Life Extension Update
New obesity weapon to be tested
Dr Raylene Reimer and her colleagues at the University of Calgary in Alberta have uncovered evidence that a natural fiber known as oligofructose, a type of fructooligosaccharide (FOS), may help reduce overeating and improve blood lipids. Fructooligosaccharides are prebiotic fibers available as a dietary supplement.
"It's not a chemical or a drug,” Dr Reimer explained. “In fact it's a food product that is already being used in things like yogurt, cereal and baby food. We have found in a previous study with rats that the fiber increases the levels of a satiety hormone called glucagon-like peptide (GLP-1) in the body and increases a gene in the intestines that helps the body to create more GLP-1."
Dr Reimer, who is a member of the University of Calgary’s Faculty of Kinesiology, and colleagues are launching the first human trials of the fiber on the basis of research under consideration for approval in a peer-reviewed journal. Reimer and University of Calgary doctorate student Jill Parnell found that lean and genetically obese rats given diets enhanced with oligofructose and inulin (another FOS) for eight weeks greatly lowered their food intake and experienced improved blood lipid profiles. They concluded that “prebiotic fiber supplementation could be used as a dietary treatment for obesity, heart disease and type 2 diabetes.”
"It may not be the magic bullet, but in all likelihood this will likely be one factor that people can change in their life to help achieve a healthy body weight,” Dr Reimer commented. “It won't cure obesity or cause people to drop half their body weight -- not even our strongest obesity drugs can do that -- but we believe it could help."

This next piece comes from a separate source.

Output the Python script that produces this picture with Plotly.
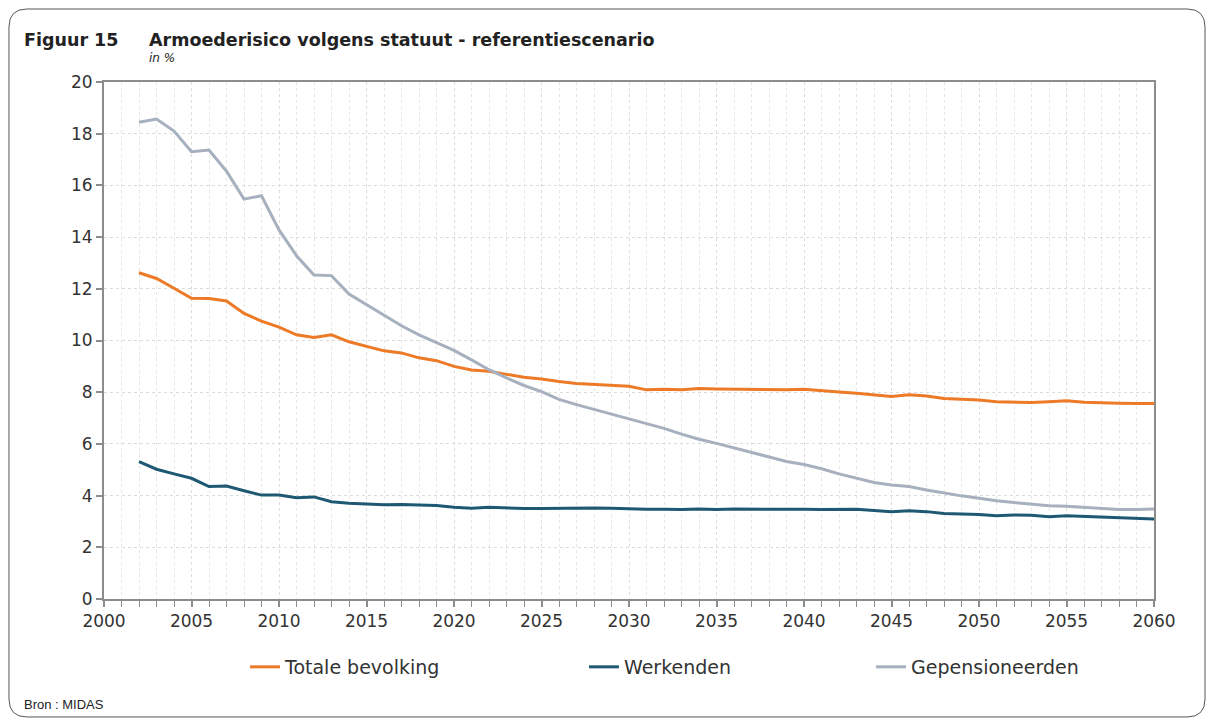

The clinical trial will enroll 50 overweight but healthy individuals residing in Calgary who will consume a supplement for three months without making other lifestyle changes.
"What we have found so far in our animal studies has been very encouraging," Dr Reimer stated. "Another short study done by some Belgian researchers also indicates that the fiber will work for people, but we really won't know until we complete this detailed, long-term study."
When it comes to weight loss, fiber has not received the attention it deserves. The recent focus on carbohydrates has led some people to reduce their intake of whole fruits and some vegetables because these foods contain carbohydrates. By doing this, those dieters deprive themselves of the many benefits of a naturally fiber-rich food source. According to the American Heart Association (AHA) and the National Cancer Institute (NCI), Americans should consume about 30 g or more of fiber every day. The actual average consumption, however, is between 12 and 17 g (AHA 2005; NCI 2005).
Consumed before a meal, soluble fiber has multiple benefits. First, it is filling and causes people to eat less because they are satiated sooner. Anecdotally, Life Extension has received reports that some people can actually cut the size of their meals in half by consuming a glass of soluble fiber mix before eating.
One of the most modifiable of risk factors for obesity is physical inactivity (Grundy et al 1999). In unveiling new health objectives, the US government dramatically increased target exercise goals. To maintain a healthy weight, the NIH now recommends that adults engage in 30 to 60 minutes of exercise most days of the week. For weight loss, or for people who have recently lost weight and want to keep it off, the recommendation is between 60 and 90 minutes of exercise most days of the week (MMWR 2002). Consult your physician before embarking on any exercise program.